* **Directions**
Tally each line where the word "this" occurs, then give only the total.

* **Supplied data**
»»

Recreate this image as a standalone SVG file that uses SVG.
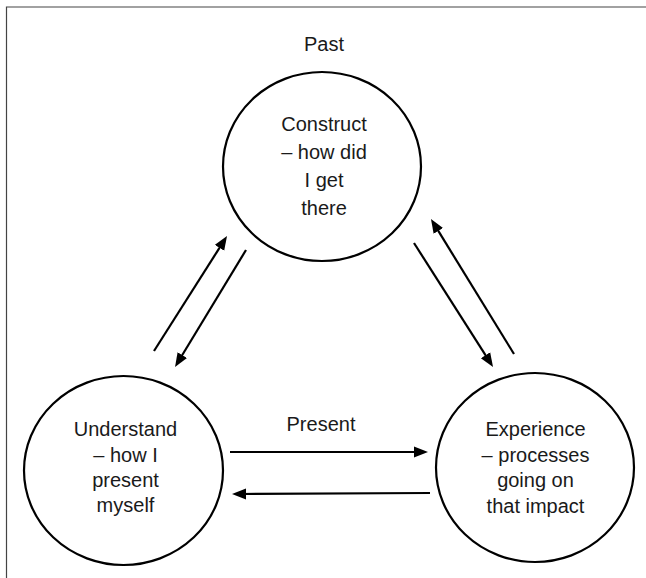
<svg xmlns="http://www.w3.org/2000/svg" width="646" height="578" viewBox="0 0 646 578">
<style>
.node ellipse{fill:#fff;stroke:#000;stroke-width:2.2}
text{font-family:"Liberation Sans",Arial,sans-serif;font-size:20px;fill:#1a1a1a;text-anchor:middle}
.conn line{stroke:#000;stroke-width:2.2}
.frame{stroke:#444;stroke-width:1.2;fill:none}
</style>
<defs>
<marker id="ah" markerUnits="userSpaceOnUse" markerWidth="14" markerHeight="12" refX="5" refY="6" orient="auto">
<path d="M0,0.5 L14,6 L0,11.5 z" fill="#000"/>
</marker>
</defs>
<rect width="646" height="578" fill="#fff"/>
<path class="frame" d="M6.5,578 V7 H646"/>
<text x="324" y="51">Past</text>
<text x="321" y="431">Present</text>
<g id="construct" class="node">
<ellipse cx="322" cy="166.5" rx="99" ry="94.5"/>
<text x="324" y="131">Construct</text>
<text x="324" y="159">– how did</text>
<text x="324" y="187">I get</text>
<text x="324" y="215">there</text>
</g>
<g id="understand" class="node">
<ellipse cx="123.5" cy="470.5" rx="99.5" ry="94.5"/>
<text x="125.5" y="436">Understand</text>
<text x="125.5" y="462">– how I</text>
<text x="125.5" y="487">present</text>
<text x="125.5" y="512">myself</text>
</g>
<g id="experience" class="node">
<ellipse cx="535" cy="467.5" rx="99" ry="94.5"/>
<text x="535.5" y="436">Experience</text>
<text x="535.5" y="462">– processes</text>
<text x="535.5" y="487">going on</text>
<text x="535.5" y="513">that impact</text>
</g>
<g id="connectors" class="conn">
<line x1="154" y1="351" x2="222.2" y2="243.6" marker-end="url(#ah)"/>
<line x1="246" y1="250" x2="179.7" y2="359.3" marker-end="url(#ah)"/>
<line x1="414" y1="243" x2="488.2" y2="359.4" marker-end="url(#ah)"/>
<line x1="514" y1="354" x2="435.7" y2="226.7" marker-end="url(#ah)"/>
<line x1="230" y1="452" x2="419" y2="452" marker-end="url(#ah)"/>
<line x1="430" y1="493" x2="241" y2="494" marker-end="url(#ah)"/>
</g>
</svg>
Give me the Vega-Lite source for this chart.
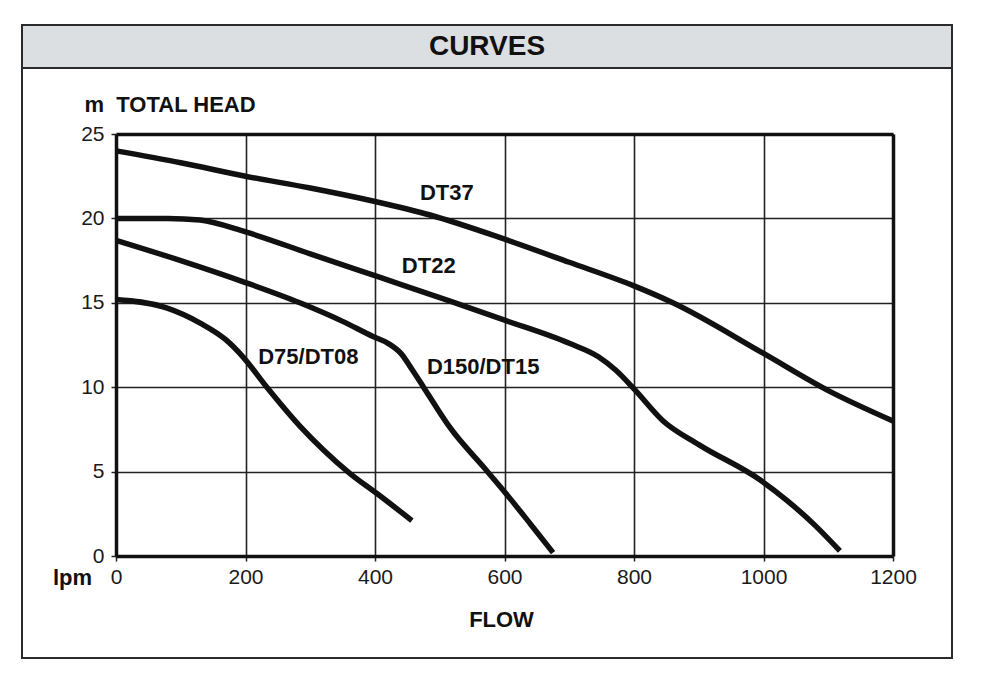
{
  "$schema": "https://vega.github.io/schema/vega-lite/v6.json",
  "padding": {"left": 21, "top": 24, "right": 0, "bottom": 0},
  "background": "white",
  "config": {"font": "Liberation Sans", "view": {"stroke": null}},
  "spacing": 0,
  "bounds": "flush",
  "datasets": {
    "curves": [
      {"model": "DT37", "flow": 0, "head": 24.0},
      {"model": "DT37", "flow": 100, "head": 23.3},
      {"model": "DT37", "flow": 200, "head": 22.5},
      {"model": "DT37", "flow": 300, "head": 21.8},
      {"model": "DT37", "flow": 400, "head": 21.0},
      {"model": "DT37", "flow": 485, "head": 20.2},
      {"model": "DT37", "flow": 598, "head": 18.8},
      {"model": "DT37", "flow": 700, "head": 17.4},
      {"model": "DT37", "flow": 800, "head": 16.0},
      {"model": "DT37", "flow": 860, "head": 15.0},
      {"model": "DT37", "flow": 1000, "head": 12.0},
      {"model": "DT37", "flow": 1100, "head": 9.8},
      {"model": "DT37", "flow": 1200, "head": 8.0},
      {"model": "DT22", "flow": 0, "head": 20.0},
      {"model": "DT22", "flow": 80, "head": 20.0},
      {"model": "DT22", "flow": 130, "head": 19.9},
      {"model": "DT22", "flow": 200, "head": 19.2},
      {"model": "DT22", "flow": 300, "head": 17.9},
      {"model": "DT22", "flow": 408, "head": 16.5},
      {"model": "DT22", "flow": 516, "head": 15.1},
      {"model": "DT22", "flow": 598, "head": 14.0},
      {"model": "DT22", "flow": 700, "head": 12.6},
      {"model": "DT22", "flow": 745, "head": 11.8},
      {"model": "DT22", "flow": 772, "head": 11.0},
      {"model": "DT22", "flow": 800, "head": 9.9},
      {"model": "DT22", "flow": 845, "head": 8.0},
      {"model": "DT22", "flow": 900, "head": 6.6},
      {"model": "DT22", "flow": 995, "head": 4.5},
      {"model": "DT22", "flow": 1036, "head": 3.3},
      {"model": "DT22", "flow": 1080, "head": 1.8},
      {"model": "DT22", "flow": 1118, "head": 0.3},
      {"model": "D150/DT15", "flow": 0, "head": 18.7},
      {"model": "D150/DT15", "flow": 100, "head": 17.5},
      {"model": "D150/DT15", "flow": 200, "head": 16.2},
      {"model": "D150/DT15", "flow": 284, "head": 15.0},
      {"model": "D150/DT15", "flow": 350, "head": 13.9},
      {"model": "D150/DT15", "flow": 397, "head": 13.0},
      {"model": "D150/DT15", "flow": 420, "head": 12.6},
      {"model": "D150/DT15", "flow": 440, "head": 12.0},
      {"model": "D150/DT15", "flow": 458, "head": 11.0},
      {"model": "D150/DT15", "flow": 475, "head": 10.0},
      {"model": "D150/DT15", "flow": 495, "head": 8.8},
      {"model": "D150/DT15", "flow": 516, "head": 7.6},
      {"model": "D150/DT15", "flow": 567, "head": 5.3},
      {"model": "D150/DT15", "flow": 598, "head": 3.9},
      {"model": "D150/DT15", "flow": 640, "head": 1.9},
      {"model": "D150/DT15", "flow": 675, "head": 0.2},
      {"model": "D75/DT08", "flow": 0, "head": 15.2},
      {"model": "D75/DT08", "flow": 78, "head": 14.7},
      {"model": "D75/DT08", "flow": 130, "head": 13.8},
      {"model": "D75/DT08", "flow": 170, "head": 12.8},
      {"model": "D75/DT08", "flow": 196, "head": 11.8},
      {"model": "D75/DT08", "flow": 233, "head": 10.0},
      {"model": "D75/DT08", "flow": 284, "head": 7.7},
      {"model": "D75/DT08", "flow": 320, "head": 6.3},
      {"model": "D75/DT08", "flow": 361, "head": 4.9},
      {"model": "D75/DT08", "flow": 403, "head": 3.7},
      {"model": "D75/DT08", "flow": 457, "head": 2.1}
    ],
    "labels": [
      {"label": "DT37", "flow": 511, "head": 21.5},
      {"label": "DT22", "flow": 483, "head": 17.2},
      {"label": "D75/DT08", "flow": 297, "head": 11.8},
      {"label": "D150/DT15", "flow": 567, "head": 11.2}
    ]
  },
  "vconcat": [
    {
      "width": 930,
      "height": 43,
      "view": {"fill": "#dcdfe1", "stroke": "#2b2b2b", "strokeWidth": 2},
      "data": {"values": [{"title": "CURVES"}]},
      "mark": {"type": "text", "font": "Liberation Sans", "fontWeight": "bold", "fontSize": 28, "color": "#111111"},
      "encoding": {"text": {"field": "title"}}
    },
    {
      "width": 930,
      "height": 590,
      "view": {"fill": "white", "stroke": "#2b2b2b", "strokeWidth": 2},
      "resolve": {"axis": {"x": "independent", "y": "independent"}},
      "layer": [
        {
          "data": {"name": "curves"},
          "mark": {"type": "line", "color": "#111111", "strokeWidth": 5.5, "interpolate": "monotone", "strokeCap": "butt"},
          "encoding": {
            "x": {
              "field": "flow", "type": "quantitative",
              "scale": {"domain": [0, 1200], "range": [94, 871], "nice": false, "zero": false},
              "axis": {
                "orient": "bottom", "offset": -102,
                "values": [0, 200, 400, 600, 800, 1000, 1200], "format": "d",
                "grid": false,
                "domain": true, "domainColor": "#111111", "domainWidth": 3.5,
                "ticks": true, "tickSize": 5, "tickColor": "#222222", "tickWidth": 1.5,
                "labelFontSize": 21, "labelColor": "#1a1a1a", "labelPadding": 5,
                "labelFlush": false, "labelOverlap": false,
                "title": "FLOW", "titleFontSize": 22, "titleFontWeight": "bold", "titleColor": "#111111",
                "titleX": 479, "titleY": 63, "titleAlign": "center", "titleBaseline": "middle"
              }
            },
            "y": {
              "field": "head", "type": "quantitative",
              "scale": {"domain": [0, 25], "range": [488, 66], "nice": false, "zero": false},
              "axis": {
                "orient": "left", "offset": -94,
                "values": [0, 5, 10, 15, 20, 25],
                "grid": true, "gridColor": "#222222", "gridWidth": 1.6, "gridOpacity": 1,
                "domain": true, "domainColor": "#111111", "domainWidth": 3.5,
                "ticks": true, "tickSize": 5, "tickColor": "#222222", "tickWidth": 1.5,
                "labelFontSize": 21, "labelColor": "#1a1a1a", "labelPadding": 7,
                "labelFlush": false, "labelOverlap": false,
                "title": "m\u00a0\u00a0TOTAL HEAD", "titleFontSize": 22, "titleFontWeight": "bold", "titleColor": "#111111",
                "titleAngle": 0, "titleX": -32, "titleY": 36, "titleAlign": "left", "titleBaseline": "middle"
              }
            },
            "detail": {"field": "model"}
          }
        },
        {
          "data": {"name": "labels"},
          "mark": {"type": "text", "font": "Liberation Sans", "fontWeight": "bold", "fontSize": 22, "color": "#111111"},
          "encoding": {
            "x": {
              "field": "flow", "type": "quantitative",
              "axis": {
                "orient": "top", "offset": -66, "labels": false, "ticks": false,
                "values": [0, 200, 400, 600, 800, 1000, 1200],
                "grid": true, "gridColor": "#222222", "gridWidth": 1.6, "gridOpacity": 1,
                "domain": true, "domainColor": "#111111", "domainWidth": 3.5,
                "title": "lpm", "titleFontSize": 22, "titleFontWeight": "bold", "titleColor": "#111111",
                "titleX": 50, "titleY": 443, "titleAlign": "center", "titleBaseline": "middle", "titleAngle": 0
              }
            },
            "y": {
              "field": "head", "type": "quantitative",
              "axis": {
                "orient": "right", "offset": -59, "grid": false, "labels": false, "ticks": false,
                "domain": true, "domainColor": "#111111", "domainWidth": 3.5, "title": null
              }
            },
            "text": {"field": "label"}
          }
        }
      ]
    }
  ]
}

««

* **Task response**
2